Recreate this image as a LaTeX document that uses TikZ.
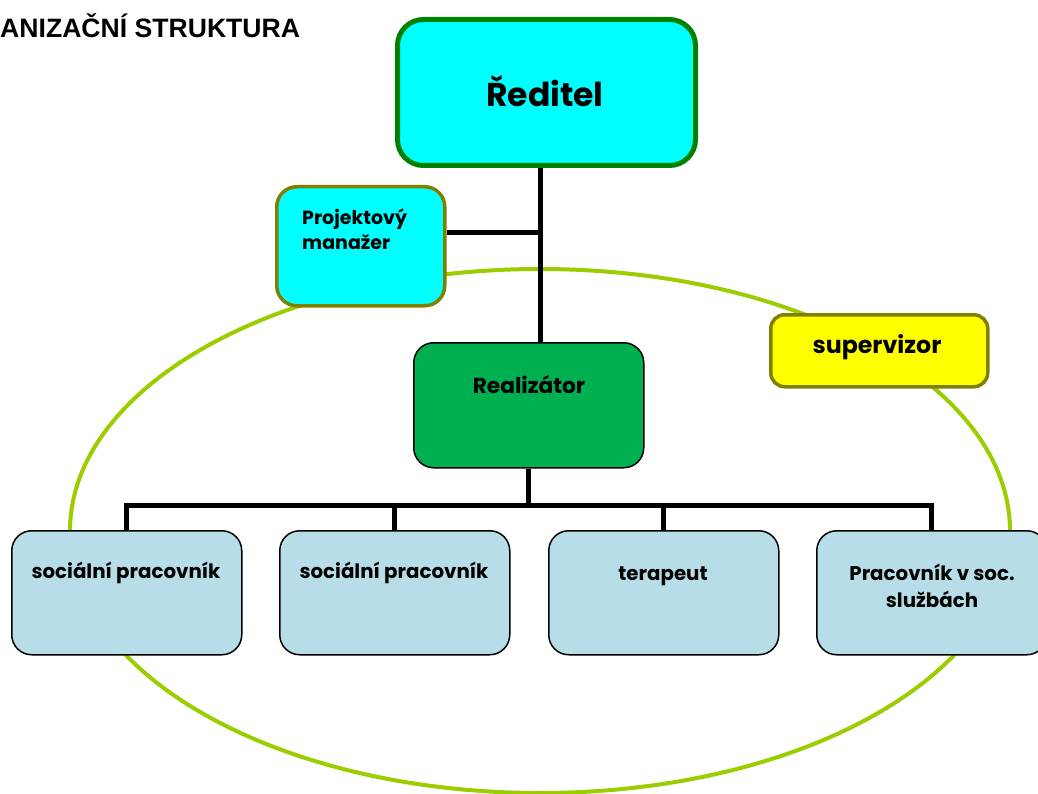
\documentclass[tikz,border=0pt]{standalone}
\usepackage{fontspec}
\setmainfont{Liberation Sans}
\newfontfamily\gothic{Poppins}
\definecolor{ellcol}{RGB}{155,205,0}
\definecolor{dgreen}{RGB}{0,128,0}
\definecolor{olive2}{RGB}{128,128,0}
\definecolor{realgreen}{RGB}{0,176,80}
\definecolor{lblue}{RGB}{183,222,232}
\definecolor{aqua}{RGB}{0,255,255}
\definecolor{yel}{RGB}{255,255,0}
\begin{document}
\begin{tikzpicture}[x=1pt,y=-1pt,
  box/.style={draw, rounded corners=20pt, anchor=north west, inner sep=0pt},
  topbox/.style={box, fill=aqua, draw=dgreen, line width=5pt, rounded corners=26pt},
  pmbox/.style={box, fill=aqua, draw=olive2, line width=3.5pt},
  supbox/.style={box, fill=yel, draw=olive2, line width=3.5pt, rounded corners=14pt},
  realbox/.style={box, fill=realgreen, draw=black, line width=1.5pt},
  staffbox/.style={box, fill=lblue, draw=black, line width=1.5pt, minimum width=230pt, minimum height=124pt},
  lbl/.style={font=\gothic\bfseries\fontsize{19.8}{27}\selectfont, inner sep=0pt, align=center},
  conn/.style={line width=5pt, draw=black}
]
\useasboundingbox (0,0) rectangle (1038,794);
\begin{scope}
\clip (0,0) rectangle (1038,794);
% ellipse
\draw[ellcol, line width=4pt] (540,531) ellipse [x radius=470, y radius=262];
% title
\node[anchor=base west, inner sep=0pt, font=\bfseries\fontsize{26.6}{30}\selectfont] (title) at (0,38) {ANIZAČNÍ STRUKTURA};
% boxes
\node[topbox, minimum width=298pt, minimum height=146pt] (dir) at (395,17) {};
\node[pmbox, minimum width=168pt, minimum height=119pt] (pm) at (275,185) {};
\node[realbox, minimum width=230pt, minimum height=125pt] (real) at (413,342) {};
\node[supbox, minimum width=217pt, minimum height=72pt] (sup) at (769,313) {};
\node[staffbox] (b1) at (11,530) {};
\node[staffbox] (b2) at (279,530) {};
\node[staffbox] (b3) at (548,530) {};
\node[staffbox] (b4) at (816,530) {};
% connectors
\coordinate (spine) at (540,0);
\coordinate (pmjoin) at (540,233);
\draw[conn] (dir.south -| spine) -- (real.north -| spine);
\draw[conn] (pm.east |- pmjoin) -- (pmjoin);
\draw[conn] (real.south) -- ++(0,38);
\draw[conn] (b1.north) -- ++(0,-25) -| (b4.north);
\draw[conn] (b2.north) -- ++(0,-25);
\draw[conn] (b3.north) -- ++(0,-25);
% texts
\node[lbl, anchor=base, font=\gothic\bfseries\fontsize{33}{40}\selectfont] (tdir) at (545,107) {Ředitel};
\node[lbl, anchor=north west, align=left, font=\gothic\bfseries\fontsize{19}{25}\selectfont] (tpm) at (302,209) {Projektový\\manažer};
\node[lbl, anchor=base, font=\gothic\bfseries\fontsize{23.7}{28}\selectfont] (tsup) at (877,353) {supervizor};
\node[lbl, anchor=base, font=\gothic\bfseries\fontsize{21.7}{25}\selectfont] (treal) at (529,393) {Realizátor};
\node[lbl, anchor=base] (t1) at (126,578) {sociální pracovník};
\node[lbl, anchor=base] (t2) at (394,578) {sociální pracovník};
\node[lbl, anchor=base] (t3) at (663,580) {terapeut};
\node[lbl, anchor=north] (t4) at (932,564) {Pracovník v soc.\\službách};
\end{scope}
\end{tikzpicture}
\end{document}
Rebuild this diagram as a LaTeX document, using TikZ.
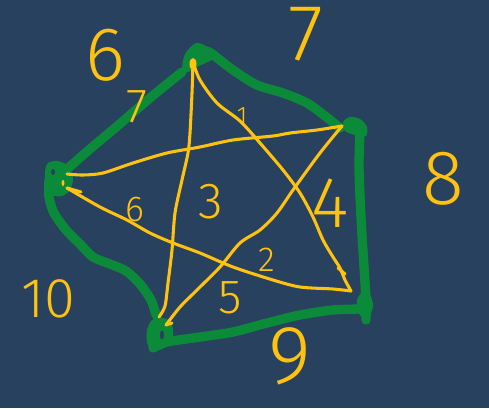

-- -- --

WORK INSTRUCTIONS
Return every line of the records exactly as given, pictures excluded.

EXPECTED ANSWER
Recreate this image as a LaTeX document that uses TikZ.
\documentclass[tikz,border=0pt]{standalone}
\usepackage{fontspec}
\setmainfont{Liberation Sans}
\newfontfamily\gothic{Poppins}
\definecolor{ellcol}{RGB}{155,205,0}
\definecolor{dgreen}{RGB}{0,128,0}
\definecolor{olive2}{RGB}{128,128,0}
\definecolor{realgreen}{RGB}{0,176,80}
\definecolor{lblue}{RGB}{183,222,232}
\definecolor{aqua}{RGB}{0,255,255}
\definecolor{yel}{RGB}{255,255,0}
\begin{document}
\begin{tikzpicture}[x=1pt,y=-1pt,
  box/.style={draw, rounded corners=20pt, anchor=north west, inner sep=0pt},
  topbox/.style={box, fill=aqua, draw=dgreen, line width=5pt, rounded corners=26pt},
  pmbox/.style={box, fill=aqua, draw=olive2, line width=3.5pt},
  supbox/.style={box, fill=yel, draw=olive2, line width=3.5pt, rounded corners=14pt},
  realbox/.style={box, fill=realgreen, draw=black, line width=1.5pt},
  staffbox/.style={box, fill=lblue, draw=black, line width=1.5pt, minimum width=230pt, minimum height=124pt},
  lbl/.style={font=\gothic\bfseries\fontsize{19.8}{27}\selectfont, inner sep=0pt, align=center},
  conn/.style={line width=5pt, draw=black}
]
\useasboundingbox (0,0) rectangle (1038,794);
\begin{scope}
\clip (0,0) rectangle (1038,794);
% ellipse
\draw[ellcol, line width=4pt] (540,531) ellipse [x radius=470, y radius=262];
% title
\node[anchor=base west, inner sep=0pt, font=\bfseries\fontsize{26.6}{30}\selectfont] (title) at (0,38) {ANIZAČNÍ STRUKTURA};
% boxes
\node[topbox, minimum width=298pt, minimum height=146pt] (dir) at (395,17) {};
\node[pmbox, minimum width=168pt, minimum height=119pt] (pm) at (275,185) {};
\node[realbox, minimum width=230pt, minimum height=125pt] (real) at (413,342) {};
\node[supbox, minimum width=217pt, minimum height=72pt] (sup) at (769,313) {};
\node[staffbox] (b1) at (11,530) {};
\node[staffbox] (b2) at (279,530) {};
\node[staffbox] (b3) at (548,530) {};
\node[staffbox] (b4) at (816,530) {};
% connectors
\coordinate (spine) at (540,0);
\coordinate (pmjoin) at (540,233);
\draw[conn] (dir.south -| spine) -- (real.north -| spine);
\draw[conn] (pm.east |- pmjoin) -- (pmjoin);
\draw[conn] (real.south) -- ++(0,38);
\draw[conn] (b1.north) -- ++(0,-25) -| (b4.north);
\draw[conn] (b2.north) -- ++(0,-25);
\draw[conn] (b3.north) -- ++(0,-25);
% texts
\node[lbl, anchor=base, font=\gothic\bfseries\fontsize{33}{40}\selectfont] (tdir) at (545,107) {Ředitel};
\node[lbl, anchor=north west, align=left, font=\gothic\bfseries\fontsize{19}{25}\selectfont] (tpm) at (302,209) {Projektový\\manažer};
\node[lbl, anchor=base, font=\gothic\bfseries\fontsize{23.7}{28}\selectfont] (tsup) at (877,353) {supervizor};
\node[lbl, anchor=base, font=\gothic\bfseries\fontsize{21.7}{25}\selectfont] (treal) at (529,393) {Realizátor};
\node[lbl, anchor=base] (t1) at (126,578) {sociální pracovník};
\node[lbl, anchor=base] (t2) at (394,578) {sociální pracovník};
\node[lbl, anchor=base] (t3) at (663,580) {terapeut};
\node[lbl, anchor=north] (t4) at (932,564) {Pracovník v soc.\\službách};
\end{scope}
\end{tikzpicture}
\end{document}
Rebuild this diagram as a LaTeX document, using TikZ.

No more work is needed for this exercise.